→ **THE TASK**: Retype, please, the listing from its opening line through the line that contains "plt.rcParams['font.family'] = ['Liberation", both included, without the pictures.

→ **GIVEN DATA**:
(begin)
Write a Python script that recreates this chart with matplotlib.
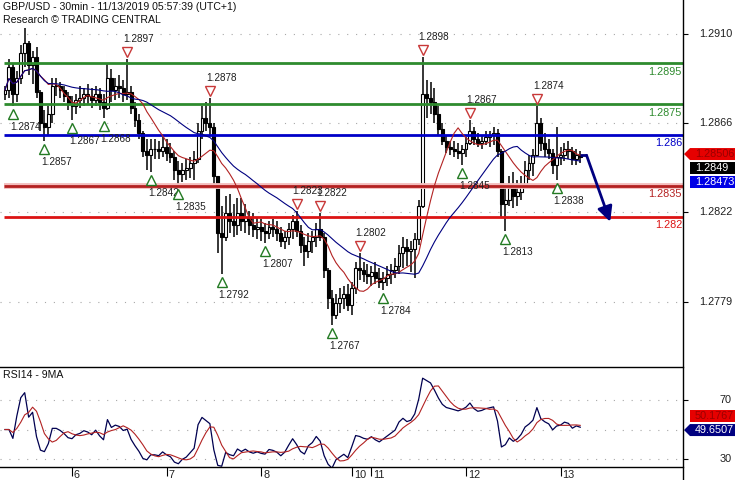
import numpy as np
import pandas as pd
import matplotlib
matplotlib.use('Agg')
import matplotlib.pyplot as plt
from matplotlib.patches import Polygon
from matplotlib.transforms import offset_copy

plt.rcParams['font.family'] = ['Liberation Sans', 'DejaVu Sans']

# ---------------- data (hourly bars) ----------------
high = [1.2884, 1.2897, 1.2895, 1.2891, 1.2904, 1.2912, 1.2906, 1.2901, 1.2903, 1.2882,
        1.2872, 1.2874, 1.2888, 1.2888, 1.2886, 1.2884, 1.2881, 1.2879, 1.2880, 1.2884,
        1.2883, 1.2885, 1.2883, 1.2884, 1.2883, 1.2880, 1.2895, 1.2892, 1.2888, 1.2889,
        1.2887, 1.2897, 1.2884, 1.2876, 1.2870, 1.2862, 1.2858, 1.2858, 1.2858, 1.2857,
        1.2859, 1.2858, 1.2856, 1.2852, 1.2847, 1.2846, 1.2848, 1.2849, 1.2852, 1.2866,
        1.2874, 1.2876, 1.2878, 1.2866, 1.2840, 1.2825, 1.2830, 1.2831, 1.2826, 1.2829,
        1.2829, 1.2826, 1.2823, 1.2822, 1.2820, 1.2819, 1.2817, 1.2818, 1.2819, 1.2818,
        1.2815, 1.2813, 1.2817, 1.2821, 1.2823, 1.2816, 1.2810, 1.2812, 1.2813, 1.2817,
        1.2822, 1.2812, 1.2795, 1.2784, 1.2782, 1.2785, 1.2786, 1.2787, 1.2788, 1.2798,
        1.2802, 1.2798, 1.2797, 1.2796, 1.2798, 1.2795, 1.2793, 1.2796, 1.2797, 1.2800,
        1.2806, 1.2810, 1.2809, 1.2808, 1.2812, 1.2828, 1.2898, 1.2887, 1.2886, 1.2883,
        1.2874, 1.2866, 1.2860, 1.2857, 1.2857, 1.2856, 1.2855, 1.2859, 1.2867, 1.2864,
        1.2861, 1.2860, 1.2862, 1.2862, 1.2864, 1.2863, 1.2853, 1.2836, 1.2840, 1.2842,
        1.2838, 1.2840, 1.2847, 1.2850, 1.2853, 1.2874, 1.2868, 1.2861, 1.2858, 1.2853,
        1.2864, 1.2854, 1.2856, 1.2857, 1.2854, 1.2853, 1.2852]
low = [1.2877, 1.2878, 1.2874, 1.2876, 1.2885, 1.2893, 1.2889, 1.2885, 1.2878, 1.2862,
       1.2857, 1.2860, 1.2866, 1.2879, 1.2878, 1.2876, 1.2872, 1.2867, 1.2870, 1.2873,
       1.2874, 1.2875, 1.2873, 1.2874, 1.2872, 1.2868, 1.2872, 1.2876, 1.2877, 1.2878,
       1.2876, 1.2877, 1.2870, 1.2864, 1.2858, 1.2849, 1.2843, 1.2842, 1.2848, 1.2848,
       1.2849, 1.2847, 1.2846, 1.2838, 1.2835, 1.2837, 1.2838, 1.2839, 1.2838, 1.2846,
       1.2858, 1.2862, 1.2860, 1.2834, 1.2802, 1.2792, 1.2808, 1.2812, 1.2810, 1.2811,
       1.2813, 1.2812, 1.2811, 1.2810, 1.2809, 1.2808, 1.2807, 1.2809, 1.2810, 1.2808,
       1.2805, 1.2804, 1.2806, 1.2809, 1.2810, 1.2802, 1.2796, 1.2800, 1.2802, 1.2805,
       1.2808, 1.2790, 1.2775, 1.2767, 1.2770, 1.2773, 1.2775, 1.2774, 1.2772, 1.2782,
       1.2789, 1.2788, 1.2787, 1.2786, 1.2787, 1.2785, 1.2784, 1.2786, 1.2787, 1.2790,
       1.2792, 1.2795, 1.2796, 1.2793, 1.2790, 1.2806, 1.2824, 1.2868, 1.2870, 1.2866,
       1.2860, 1.2855, 1.2851, 1.2850, 1.2849, 1.2848, 1.2845, 1.2849, 1.2855, 1.2855,
       1.2854, 1.2853, 1.2855, 1.2854, 1.2855, 1.2849, 1.2820, 1.2813, 1.2825, 1.2824,
       1.2825, 1.2828, 1.2834, 1.2838, 1.2840, 1.2850, 1.2852, 1.2849, 1.2848, 1.2841,
       1.2838, 1.2845, 1.2847, 1.2848, 1.2845, 1.2845, 1.2846]
close = [1.2882, 1.2893, 1.2880, 1.2888, 1.2900, 1.2905, 1.2894, 1.2898, 1.2881, 1.2866,
         1.2864, 1.2870, 1.2884, 1.2884, 1.2882, 1.2879, 1.2875, 1.2874, 1.2877, 1.2878,
         1.2880, 1.2879, 1.2877, 1.2880, 1.2876, 1.2873, 1.2888, 1.2882, 1.2884, 1.2883,
         1.2880, 1.2881, 1.2873, 1.2867, 1.2861, 1.2852, 1.2850, 1.2853, 1.2853, 1.2852,
         1.2854, 1.2851, 1.2849, 1.2843, 1.2841, 1.2843, 1.2844, 1.2846, 1.2848, 1.2862,
         1.2868, 1.2866, 1.2864, 1.2840, 1.2812, 1.2810, 1.2822, 1.2818, 1.2816, 1.2822,
         1.2818, 1.2820, 1.2816, 1.2814, 1.2815, 1.2813, 1.2812, 1.2815, 1.2814, 1.2812,
         1.2808, 1.2810, 1.2814, 1.2818, 1.2813, 1.2806, 1.2803, 1.2808, 1.2810, 1.2814,
         1.2810, 1.2794, 1.2780, 1.2772, 1.2778, 1.2780, 1.2782, 1.2777, 1.2785, 1.2795,
         1.2794, 1.2792, 1.2791, 1.2793, 1.2790, 1.2788, 1.2790, 1.2792, 1.2794, 1.2796,
         1.2802, 1.2805, 1.2803, 1.2804, 1.2809, 1.2825, 1.2880, 1.2878, 1.2876, 1.2870,
         1.2863, 1.2857, 1.2854, 1.2853, 1.2852, 1.2851, 1.2853, 1.2856, 1.2862, 1.2858,
         1.2856, 1.2857, 1.2859, 1.2860, 1.2861, 1.2852, 1.2826, 1.2828, 1.2834, 1.2830,
         1.2832, 1.2836, 1.2843, 1.2846, 1.2850, 1.2866, 1.2856, 1.2853, 1.2851, 1.2845,
         1.2849, 1.2850, 1.2853, 1.2852, 1.2848, 1.2850, 1.2849]
first_open = 1.2880

day_labels = ['6', '7', '8', '10', '11', '12', '13']
day_start_idx = [17, 41, 65, 88, 93, 117, 141]

levels = [1.2895, 1.2875, 1.286, 1.2835, 1.282]
level_labels = ['1.2895', '1.2875', '1.286', '1.2835', '1.282']
level_colors = ['#2E8B2E', '#2E8B2E', '#0000C8', '#B42020', '#DC1414']
level_halo = [None, None, None, '#F4BDBD', None]

swing_high_idx = [31, 52, 74, 80, 90, 106, 118, 135]
swing_high_val = [1.2897, 1.2878, 1.2823, 1.2822, 1.2802, 1.2898, 1.2867, 1.2874]
swing_low_idx = [2, 10, 17, 25, 37, 44, 55, 66, 83, 96, 116, 127, 140]
swing_low_val = [1.2874, 1.2857, 1.2867, 1.2868, 1.2842, 1.2835, 1.2792, 1.2807,
                 1.2767, 1.2784, 1.2845, 1.2813, 1.2838]

price_ticks = [1.29093, 1.28656, 1.28222, 1.27781]
price_tick_labels = ['1.2910', '1.2866', '1.2822', '1.2779']
rsi_ticks = [70, 30]
rsi_tick_labels = ['70', '30']
rsi_grid = [70, 50, 30]

ma_fast_last, last_price, ma_slow_last = 1.28506, 1.2849, 1.28473
rsi_last, rsi_ma_last = 49.6507, 50.1767

forecast_x = [146, 147.6, 153.6]
forecast_y = [1.2850, 1.2850, 1.28175]

title_lines = ['GBP/USD - 30min - 11/13/2019 05:57:39 (UTC+1)', 'Research \u00a9 TRADING CENTRAL']

# ---------------- derived series ----------------
n = len(close)
idx = np.arange(n)
opens = np.array([first_open] + close[:-1])
cl = np.array(close)
s = pd.Series(close)
ma_fast = s.rolling(10, min_periods=1).mean()
ma_slow = s.rolling(25, min_periods=1).mean()
delta = s.diff().fillna(0)
gain = delta.clip(lower=0).ewm(alpha=1 / 14, adjust=True).mean()
loss = (-delta.clip(upper=0)).ewm(alpha=1 / 14, adjust=True).mean()
rsi = (100 - 100 / (1 + gain / loss.replace(0, np.nan))).fillna(50)
rsi_ma = rsi.rolling(5, min_periods=1).mean()

# ---------------- figure ----------------
W, H = 735, 480
fig = plt.figure(figsize=(W / 100, H / 100), dpi=100)
fig.patch.set_facecolor('white')
ax = fig.add_axes([0, 113 / H, 683 / W, 367 / H])
rax = fig.add_axes([0, 13 / H, 683 / W, 100 / H])
ov = fig.add_axes([0, 0, 1, 1], zorder=10)
ov.set_xlim(0, W)
ov.set_ylim(H, 0)
ov.axis('off')
ov.patch.set_alpha(0)

xlim = (-5 / 3.94, 678 / 3.94)
for a in (ax, rax):
    a.set_xlim(*xlim)
    for sp in a.spines.values():
        sp.set_visible(False)
    a.set_facecolor('white')
ax.set_ylim(1.27465, 1.29259)
rax.set_ylim(24.6, 92.4)

FS = 7.8
LFS = 7.2
grid_kw = dict(color='#A8A8A8', lw=0.8, ls=(0, (1, 7)), zorder=0)

# grid + ticks main
for t in price_ticks:
    ax.axhline(t, **grid_kw)
ax.yaxis.tick_right()
ax.set_yticks(price_ticks)
ax.set_yticklabels([])
ax.tick_params(axis='y', length=3.6, width=0.8, direction='out', color='black')
ax.set_xticks([])
for t, lab in zip(price_ticks, price_tick_labels):
    ax.text(732 / 683, t, lab, transform=ax.get_yaxis_transform(), ha='right',
            va='center', fontsize=FS, color='#202020', clip_on=False)

# candles
up = cl >= opens
ax.vlines(idx, low, high, color='black', lw=1.1, zorder=2)
body = np.where(np.abs(cl - opens) < 0.00003, 0.00003, cl - opens)
ax.bar(idx, body, bottom=opens, width=0.75, color=np.where(up, 'white', 'black'),
       edgecolor='black', linewidth=0.8, zorder=2.5)

# levels
for lv, lab, col, halo in zip(levels, level_labels, level_colors, level_halo):
    if halo:
        ax.hlines(lv, -0.3, xlim[1], color=halo, lw=4.2, zorder=3)
    ax.hlines(lv, -0.3, xlim[1], color=col, lw=2.0, zorder=3.1)
    tr = offset_copy(ax.get_yaxis_transform(), fig=fig, x=0, y=-8.5, units='dots')
    ax.text(682 / 683, lv, lab, transform=tr, ha='right', va='center',
            fontsize=FS, color=col, zorder=5)

# moving averages
ax.plot(idx, ma_fast, color='#B22222', lw=0.8, zorder=4)
ax.plot(idx, ma_slow, color='#000080', lw=0.8, zorder=4)

# swing markers
tr_hm = offset_copy(ax.transData, fig=fig, x=0, y=7, units='dots')
tr_hl = offset_copy(ax.transData, fig=fig, x=-4, y=20, units='dots')
tr_lm = offset_copy(ax.transData, fig=fig, x=0, y=-8, units='dots')
tr_ll = offset_copy(ax.transData, fig=fig, x=-3, y=-21, units='dots')
for i, v in zip(swing_high_idx, swing_high_val):
    ax.plot(i, v, marker='v', ms=6.5, mfc='white', mec='#C83838', mew=1.0,
            transform=tr_hm, zorder=6, clip_on=False)
    ax.text(i, v, f'{v:.4f}', transform=tr_hl, ha='left', va='center',
            fontsize=LFS, color='#202020', zorder=6)
for i, v in zip(swing_low_idx, swing_low_val):
    ax.plot(i, v, marker='^', ms=6.5, mfc='white', mec='#237A23', mew=1.0,
            transform=tr_lm, zorder=6, clip_on=False)
    ax.text(i, v, f'{v:.4f}', transform=tr_ll, ha='left', va='center',
            fontsize=LFS, color='#202020', zorder=6)

# forecast arrow
ax.plot(forecast_x[:2], forecast_y[:2], color='#000080', lw=2, zorder=6,
        solid_capstyle='butt', clip_on=False)
ax.annotate('', xy=(forecast_x[2], forecast_y[2]), xytext=(forecast_x[1], forecast_y[1]),
            arrowprops=dict(arrowstyle='-|>,head_length=0.9,head_width=0.45',
                            color='#000080', lw=2, shrinkA=0, shrinkB=0), zorder=6)

# RSI panel
for t in rsi_grid:
    rax.axhline(t, **grid_kw)
rax.yaxis.tick_right()
rax.set_yticks(rsi_ticks)
rax.set_yticklabels([])
rax.tick_params(axis='y', length=3.6, width=0.8, direction='out')
for t, lab in zip(rsi_ticks, rsi_tick_labels):
    rax.text(732 / 683, t, lab, transform=rax.get_yaxis_transform(), ha='right',
             va='center', fontsize=FS, color='#202020', clip_on=False)
rax.plot(idx, rsi, color='#000050', lw=0.9, zorder=3)
rax.plot(idx, rsi_ma, color='#B22222', lw=0.8, zorder=4)
rax.set_xticks(day_start_idx)
rax.set_xticklabels([])
rax.tick_params(axis='x', length=6.5, width=0.8, direction='out')
tr_x = offset_copy(rax.get_xaxis_transform(), fig=fig, x=2, y=0, units='dots')
for i, lab in zip(day_start_idx, day_labels):
    rax.text(i, -0.08, lab, transform=tr_x, ha='left', va='center', fontsize=FS,
             color='#202020', clip_on=False)

# frame lines
ov.plot([683, 683], [0, H], color='black', lw=1.0)
ov.plot([0, 683], [367, 367], color='black', lw=1.0)
ov.plot([0, 683], [467, 467], color='black', lw=1.0)

# titles
ov.text(3, 7, title_lines[0], ha='left', va='center', fontsize=7.6, color='#101010')
ov.text(3, 20, title_lines[1], ha='left', va='center', fontsize=7.6, color='#101010')
ov.text(3, 375, 'RSI14 - 9MA', ha='left', va='center', fontsize=7.6, color='#101010')


def img_y(a, v):
    return H - a.transData.transform((0, v))[1]


def tag(y, text, bg, fg, arrow=False):
    if arrow:
        pts = [(684, y), (690, y - 6), (735, y - 6), (735, y + 6), (690, y + 6)]
    else:
        pts = [(690, y - 6), (735, y - 6), (735, y + 6), (690, y + 6)]
    ov.add_patch(Polygon(pts, closed=True, facecolor=bg, edgecolor='none'))
    ov.text(695, y, text, ha='left', va='center', fontsize=FS, color=fg)


y0 = img_y(ax, ma_fast_last)
tag(y0, f'{ma_fast_last:.5f}', '#E60000', '#9A0000', arrow=True)
tag(y0 + 14, f'{last_price:.4f}', 'black', 'white')
tag(y0 + 28, f'{ma_slow_last:.5f}', '#0000E6', 'white')
yr = img_y(rax, rsi_last)
tag(yr, f'{rsi_last:.4f}', '#000080', 'white', arrow=True)
tag(yr - 14, f'{rsi_ma_last:.4f}', '#E60000', '#9A0000')

fig.savefig('out.png', dpi=100)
(end)
→ **WRITTEN REPLY**:
Write a Python script that recreates this chart with matplotlib.
import numpy as np
import pandas as pd
import matplotlib
matplotlib.use('Agg')
import matplotlib.pyplot as plt
from matplotlib.patches import Polygon
from matplotlib.transforms import offset_copy

plt.rcParams['font.family'] = ['Liberation Sans', 'DejaVu Sans']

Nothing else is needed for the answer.